• [Data records]
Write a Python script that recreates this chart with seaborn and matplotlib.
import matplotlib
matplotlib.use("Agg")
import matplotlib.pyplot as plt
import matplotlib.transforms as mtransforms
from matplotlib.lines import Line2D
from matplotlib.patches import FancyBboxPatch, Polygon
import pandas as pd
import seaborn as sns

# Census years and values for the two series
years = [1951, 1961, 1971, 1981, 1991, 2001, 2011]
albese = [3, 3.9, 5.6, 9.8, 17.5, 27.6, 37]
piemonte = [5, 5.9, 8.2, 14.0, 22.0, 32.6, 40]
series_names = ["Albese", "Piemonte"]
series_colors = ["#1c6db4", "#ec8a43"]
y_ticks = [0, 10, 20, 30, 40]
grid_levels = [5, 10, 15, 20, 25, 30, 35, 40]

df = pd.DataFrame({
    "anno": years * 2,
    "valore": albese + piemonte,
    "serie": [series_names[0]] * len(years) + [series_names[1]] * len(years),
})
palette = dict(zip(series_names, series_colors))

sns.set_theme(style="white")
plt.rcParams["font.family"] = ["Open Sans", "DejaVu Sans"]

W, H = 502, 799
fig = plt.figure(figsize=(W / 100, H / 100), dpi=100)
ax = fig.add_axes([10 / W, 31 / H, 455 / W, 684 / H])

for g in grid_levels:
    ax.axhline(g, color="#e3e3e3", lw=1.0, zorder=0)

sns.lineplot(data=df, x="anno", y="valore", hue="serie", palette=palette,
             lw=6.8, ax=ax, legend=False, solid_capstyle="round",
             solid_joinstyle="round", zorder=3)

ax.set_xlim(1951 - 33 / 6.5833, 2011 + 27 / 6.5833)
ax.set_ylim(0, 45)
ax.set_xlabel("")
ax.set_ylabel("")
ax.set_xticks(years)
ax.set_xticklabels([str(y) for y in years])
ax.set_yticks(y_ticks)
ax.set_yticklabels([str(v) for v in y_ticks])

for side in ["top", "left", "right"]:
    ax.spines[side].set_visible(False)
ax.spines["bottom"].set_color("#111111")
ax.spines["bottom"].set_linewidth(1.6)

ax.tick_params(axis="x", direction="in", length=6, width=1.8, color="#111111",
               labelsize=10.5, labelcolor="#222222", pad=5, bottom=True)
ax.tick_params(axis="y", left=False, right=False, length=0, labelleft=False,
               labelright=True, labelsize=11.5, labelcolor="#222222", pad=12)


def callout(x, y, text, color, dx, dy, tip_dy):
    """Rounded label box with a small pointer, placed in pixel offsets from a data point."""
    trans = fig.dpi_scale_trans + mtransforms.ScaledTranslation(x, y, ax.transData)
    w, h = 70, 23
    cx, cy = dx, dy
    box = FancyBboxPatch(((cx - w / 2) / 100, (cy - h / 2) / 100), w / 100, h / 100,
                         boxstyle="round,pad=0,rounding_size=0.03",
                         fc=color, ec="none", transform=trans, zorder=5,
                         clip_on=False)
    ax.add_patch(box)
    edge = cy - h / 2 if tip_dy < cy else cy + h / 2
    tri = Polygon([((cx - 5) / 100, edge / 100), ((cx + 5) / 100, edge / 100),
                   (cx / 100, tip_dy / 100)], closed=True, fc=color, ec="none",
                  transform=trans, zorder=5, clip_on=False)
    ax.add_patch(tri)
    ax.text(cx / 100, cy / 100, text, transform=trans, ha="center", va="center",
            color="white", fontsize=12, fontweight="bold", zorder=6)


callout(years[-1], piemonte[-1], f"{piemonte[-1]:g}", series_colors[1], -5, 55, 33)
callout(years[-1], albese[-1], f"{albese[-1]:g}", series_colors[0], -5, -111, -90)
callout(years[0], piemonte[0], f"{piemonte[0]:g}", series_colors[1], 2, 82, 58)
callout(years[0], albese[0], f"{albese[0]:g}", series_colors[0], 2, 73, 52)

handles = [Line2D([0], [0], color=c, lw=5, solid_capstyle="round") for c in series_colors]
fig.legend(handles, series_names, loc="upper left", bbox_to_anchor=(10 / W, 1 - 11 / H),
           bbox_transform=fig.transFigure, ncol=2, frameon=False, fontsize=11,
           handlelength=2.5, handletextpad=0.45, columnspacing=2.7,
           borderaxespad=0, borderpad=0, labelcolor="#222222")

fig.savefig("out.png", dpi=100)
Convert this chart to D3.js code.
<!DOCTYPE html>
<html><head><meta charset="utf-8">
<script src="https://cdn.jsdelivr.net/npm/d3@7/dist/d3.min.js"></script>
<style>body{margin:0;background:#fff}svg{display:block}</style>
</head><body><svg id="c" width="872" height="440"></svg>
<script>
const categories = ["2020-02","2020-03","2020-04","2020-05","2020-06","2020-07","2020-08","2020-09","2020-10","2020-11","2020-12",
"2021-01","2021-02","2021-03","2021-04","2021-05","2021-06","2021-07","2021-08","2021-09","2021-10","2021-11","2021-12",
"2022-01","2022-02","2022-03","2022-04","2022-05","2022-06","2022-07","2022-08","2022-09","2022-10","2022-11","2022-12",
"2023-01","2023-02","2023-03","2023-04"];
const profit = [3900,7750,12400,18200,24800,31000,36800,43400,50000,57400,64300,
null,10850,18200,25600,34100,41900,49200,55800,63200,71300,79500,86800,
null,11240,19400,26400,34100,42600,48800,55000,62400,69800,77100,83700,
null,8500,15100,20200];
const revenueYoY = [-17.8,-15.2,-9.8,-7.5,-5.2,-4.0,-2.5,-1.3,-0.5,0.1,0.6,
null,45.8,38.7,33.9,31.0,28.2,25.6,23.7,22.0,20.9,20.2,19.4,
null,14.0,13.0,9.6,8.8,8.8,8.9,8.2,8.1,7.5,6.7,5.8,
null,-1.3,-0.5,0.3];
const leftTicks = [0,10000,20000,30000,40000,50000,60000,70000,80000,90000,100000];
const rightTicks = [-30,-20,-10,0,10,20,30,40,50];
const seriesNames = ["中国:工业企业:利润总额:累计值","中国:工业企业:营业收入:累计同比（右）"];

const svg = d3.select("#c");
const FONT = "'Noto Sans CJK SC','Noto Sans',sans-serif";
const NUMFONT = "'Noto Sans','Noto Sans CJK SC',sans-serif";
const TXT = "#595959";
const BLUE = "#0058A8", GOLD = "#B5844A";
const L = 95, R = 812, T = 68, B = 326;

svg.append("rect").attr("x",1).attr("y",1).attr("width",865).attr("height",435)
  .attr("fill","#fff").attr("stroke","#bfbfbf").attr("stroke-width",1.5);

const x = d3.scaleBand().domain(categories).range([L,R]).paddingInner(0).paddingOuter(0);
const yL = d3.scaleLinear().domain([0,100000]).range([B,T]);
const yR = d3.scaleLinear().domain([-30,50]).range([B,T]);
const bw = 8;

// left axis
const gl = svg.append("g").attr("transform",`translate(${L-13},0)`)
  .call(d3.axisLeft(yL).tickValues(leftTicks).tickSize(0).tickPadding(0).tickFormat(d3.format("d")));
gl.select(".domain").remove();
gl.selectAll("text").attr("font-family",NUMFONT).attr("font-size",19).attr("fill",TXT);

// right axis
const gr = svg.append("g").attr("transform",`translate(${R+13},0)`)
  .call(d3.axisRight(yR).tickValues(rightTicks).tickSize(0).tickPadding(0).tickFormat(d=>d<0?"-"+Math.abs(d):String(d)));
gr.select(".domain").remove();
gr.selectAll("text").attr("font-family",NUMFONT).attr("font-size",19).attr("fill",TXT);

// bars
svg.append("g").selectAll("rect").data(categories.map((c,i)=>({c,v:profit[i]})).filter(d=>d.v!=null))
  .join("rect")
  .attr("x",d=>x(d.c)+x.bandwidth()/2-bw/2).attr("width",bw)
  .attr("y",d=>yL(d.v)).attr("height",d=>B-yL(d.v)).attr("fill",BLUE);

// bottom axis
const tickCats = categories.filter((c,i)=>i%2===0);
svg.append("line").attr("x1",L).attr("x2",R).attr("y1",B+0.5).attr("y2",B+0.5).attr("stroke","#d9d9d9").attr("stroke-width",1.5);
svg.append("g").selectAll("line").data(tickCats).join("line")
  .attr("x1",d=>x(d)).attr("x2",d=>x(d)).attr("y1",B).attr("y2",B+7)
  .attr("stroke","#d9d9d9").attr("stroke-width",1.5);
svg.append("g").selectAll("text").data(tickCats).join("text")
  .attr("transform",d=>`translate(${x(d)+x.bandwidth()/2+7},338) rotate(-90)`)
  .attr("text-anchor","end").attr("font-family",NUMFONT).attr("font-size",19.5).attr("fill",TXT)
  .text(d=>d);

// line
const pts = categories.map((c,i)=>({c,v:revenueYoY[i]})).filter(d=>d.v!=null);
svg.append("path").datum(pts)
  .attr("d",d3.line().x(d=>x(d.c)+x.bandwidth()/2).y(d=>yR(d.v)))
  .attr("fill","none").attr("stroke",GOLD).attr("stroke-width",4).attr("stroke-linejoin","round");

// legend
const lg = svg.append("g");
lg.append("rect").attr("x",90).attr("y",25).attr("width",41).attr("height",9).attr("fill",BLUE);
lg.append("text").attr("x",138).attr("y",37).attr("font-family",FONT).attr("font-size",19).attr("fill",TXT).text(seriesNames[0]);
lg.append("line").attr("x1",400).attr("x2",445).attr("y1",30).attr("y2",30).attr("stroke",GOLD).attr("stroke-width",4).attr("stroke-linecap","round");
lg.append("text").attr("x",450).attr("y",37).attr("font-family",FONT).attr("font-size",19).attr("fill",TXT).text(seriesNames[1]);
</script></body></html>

• [Given task] Please copy only the lines between the first line of the entries and the line with "ax.set_yticklabels([str(v) for v in y_ticks])", keeping those two end lines as well, exactly as written.

• [Expected output]
Write a Python script that recreates this chart with seaborn and matplotlib.
import matplotlib
matplotlib.use("Agg")
import matplotlib.pyplot as plt
import matplotlib.transforms as mtransforms
from matplotlib.lines import Line2D
from matplotlib.patches import FancyBboxPatch, Polygon
import pandas as pd
import seaborn as sns

# Census years and values for the two series
years = [1951, 1961, 1971, 1981, 1991, 2001, 2011]
albese = [3, 3.9, 5.6, 9.8, 17.5, 27.6, 37]
piemonte = [5, 5.9, 8.2, 14.0, 22.0, 32.6, 40]
series_names = ["Albese", "Piemonte"]
series_colors = ["#1c6db4", "#ec8a43"]
y_ticks = [0, 10, 20, 30, 40]
grid_levels = [5, 10, 15, 20, 25, 30, 35, 40]

df = pd.DataFrame({
    "anno": years * 2,
    "valore": albese + piemonte,
    "serie": [series_names[0]] * len(years) + [series_names[1]] * len(years),
})
palette = dict(zip(series_names, series_colors))

sns.set_theme(style="white")
plt.rcParams["font.family"] = ["Open Sans", "DejaVu Sans"]

W, H = 502, 799
fig = plt.figure(figsize=(W / 100, H / 100), dpi=100)
ax = fig.add_axes([10 / W, 31 / H, 455 / W, 684 / H])

for g in grid_levels:
    ax.axhline(g, color="#e3e3e3", lw=1.0, zorder=0)

sns.lineplot(data=df, x="anno", y="valore", hue="serie", palette=palette,
             lw=6.8, ax=ax, legend=False, solid_capstyle="round",
             solid_joinstyle="round", zorder=3)

ax.set_xlim(1951 - 33 / 6.5833, 2011 + 27 / 6.5833)
ax.set_ylim(0, 45)
ax.set_xlabel("")
ax.set_ylabel("")
ax.set_xticks(years)
ax.set_xticklabels([str(y) for y in years])
ax.set_yticks(y_ticks)
ax.set_yticklabels([str(v) for v in y_ticks])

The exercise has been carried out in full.